STEP CONFERENCE REPORTS
Before I created the Monsters, I was always looking for client projects that were also means of self-expression. That’s the case here. Little did I know how much self-exposure I was going to open myself up to as a result.
Inspired by illustrator/underground comix creator R. Crumb and wife Aline’s reportage of Paris Fashion Week for The New Yorker, I pitched STEP Inside Design editor, Emily Potts, the idea of covering the magazine’s own 2005 Stretch Conference in Austin, Texas in a comic book flow–chart style that had been on my mind since the Deep Thought poster. (Which in turn sprang from a Microsoft ad I’d designed years before that.) Happily, Emily agreed.
She placed no restrictions on me, either. My assignment was to cover the event in my own way. The result is a two-page journal of my experience as a speaker and an attendee of the conference. Taking some cues from the foldout chart I’d created for the paperback version of All Access, I drew up a pseudo-flowchart of bubbles flowing around some of my visual impressions. Using the speech bubbles and arrows gave me the freedom to write with much more rhythm than I usually do. That style has become something I’ve since evolved in a number of projects—most recently in my book, 344 Questions.
Next I covered the 2005 AIGA Conference in Boston. This time, Emily’s vision was to integrate my illustrations as editorial art in support of text she had commissioned design journalist Matthew Porter to write.
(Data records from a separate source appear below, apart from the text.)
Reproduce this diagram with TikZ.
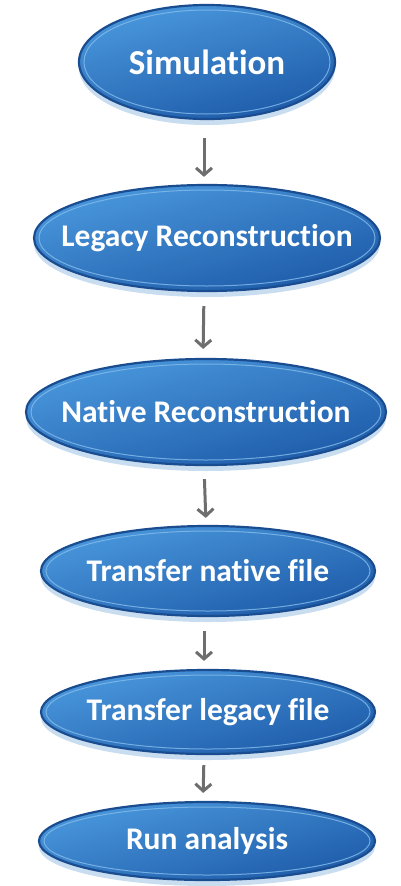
\documentclass[tikz,border=0pt]{standalone}
\usepackage{fontspec}
\setmainfont[Ligatures=NoCommon]{Carlito}
\usetikzlibrary{shapes.geometric,arrows.meta}
\definecolor{bluetop}{HTML}{4A98DD}
\definecolor{bluebot}{HTML}{1D5AA8}
\definecolor{blueedge}{HTML}{1A4C90}
\definecolor{bluehi}{HTML}{86BDEB}
\definecolor{shadowblue}{HTML}{C9DDF0}
\definecolor{arrowgray}{HTML}{6E6E6E}
\tikzset{
  stage/.style={ellipse, draw=blueedge, line width=2.2pt, inner sep=0pt,
    shading=axis, top color=bluetop, bottom color=bluebot, shading angle=15,
    text=white, font=\bfseries},
  hilite/.style={draw=bluehi, line width=1pt, opacity=0.8},
  shade/.style={fill=shadowblue},
  flow/.style={draw=arrowgray, line width=3pt, -{Straight Barb[length=7pt,width=16pt]}}
}
\newcommand\stagebox[7]{% name, cx, cy, w, h, fontsize, text
  \fill[shade] (#2pt,#3pt-6pt) ellipse ({#4pt/2} and {#5pt/2});
  \node[stage, minimum width=#4pt, minimum height=#5pt,
        font=\bfseries\fontsize{#6pt}{#6pt}\selectfont] (#1) at (#2pt,#3pt) {\makebox[0pt]{#7}};
  \draw[hilite] (#1.center) ellipse ({#4pt/2-5pt} and {#5pt/2-5pt});
}
\begin{document}
\begin{tikzpicture}
\useasboundingbox[fill=white] (0pt,0pt) rectangle (400pt,-886pt);
\stagebox{sim}{207}{-62}{256}{114}{35}{Simulation}
\stagebox{leg}{207}{-238}{346}{106}{31.5}{Legacy Reconstruction}
\stagebox{nat}{206}{-412}{360}{106}{31.5}{Native Reconstruction}
\stagebox{tnf}{208}{-571}{334}{90}{31.5}{Transfer native file}
\stagebox{tlf}{208}{-712}{334}{84}{31.5}{Transfer legacy file}
\stagebox{run}{207}{-841}{336}{78}{31.5}{Run analysis}
\draw[flow, shorten <=18pt, shorten >=7pt] ([xshift=-3pt]sim.south) -- ([xshift=-3pt]leg.north);
\draw[flow, shorten <=14pt, shorten >=9pt] ([xshift=-3pt]leg.south) -- ([xshift=-3pt]nat.north);
\draw[flow, shorten <=13pt, shorten >=7pt] ([xshift=-2pt]nat.south) -- ([xshift=-2pt]tnf.north);
\draw[flow, shorten <=14pt, shorten >=8pt] ([xshift=-4pt]tnf.south) -- ([xshift=-4pt]tlf.north);
\draw[flow, shorten <=10pt, shorten >=8pt] ([xshift=-4pt]tlf.south) -- ([xshift=-4pt]run.north);
\end{tikzpicture}
\end{document}
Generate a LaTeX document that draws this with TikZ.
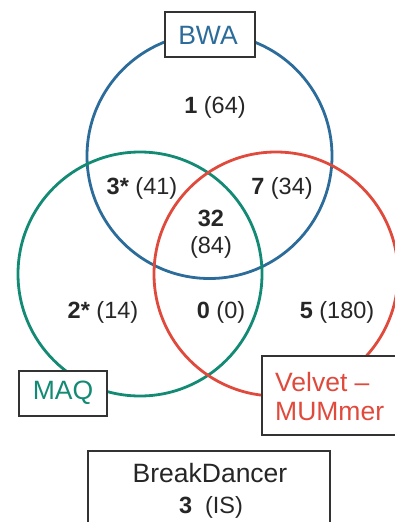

It was supposed to be a traditional writer/illustrator collaboration. However, that’s not what happened.
As I attended the conference, my notes and drawings reflected my own point of view about the various speakers’ talks more than could be combined with an article. When I began to compose my illustrations for STEP, it was as much writing as drawing. As a result, my work didn’t exactly sync up with Matt Porter’s, so the conference coverage layouts ran as horizontally split pages with two parallel experiences documenting the same event.
From the conference pieces, I was able to talk Emily into the idea of giving me a full page in each issue of the magazine to mouth off about graphic design and illustration. I called it Ink & Circumstance. You can be see those columns here [Year 1] and here [Year 2].
Getting back to the conference reports, I wanted these pieces to be a bit more personal and critical than your average design conference wrap-up, where never a mean word is spoken. I was pretty cranky about a few things that kept popping up again and again on stage, and I thought I should actually say so, instead of just grumbling about it to friends. This was true for Austin and for the AIGA Design Conference in Boston, too, though I was perhaps a bit more timid there. Sometimes you merely want to nibble on the hand that feeds you.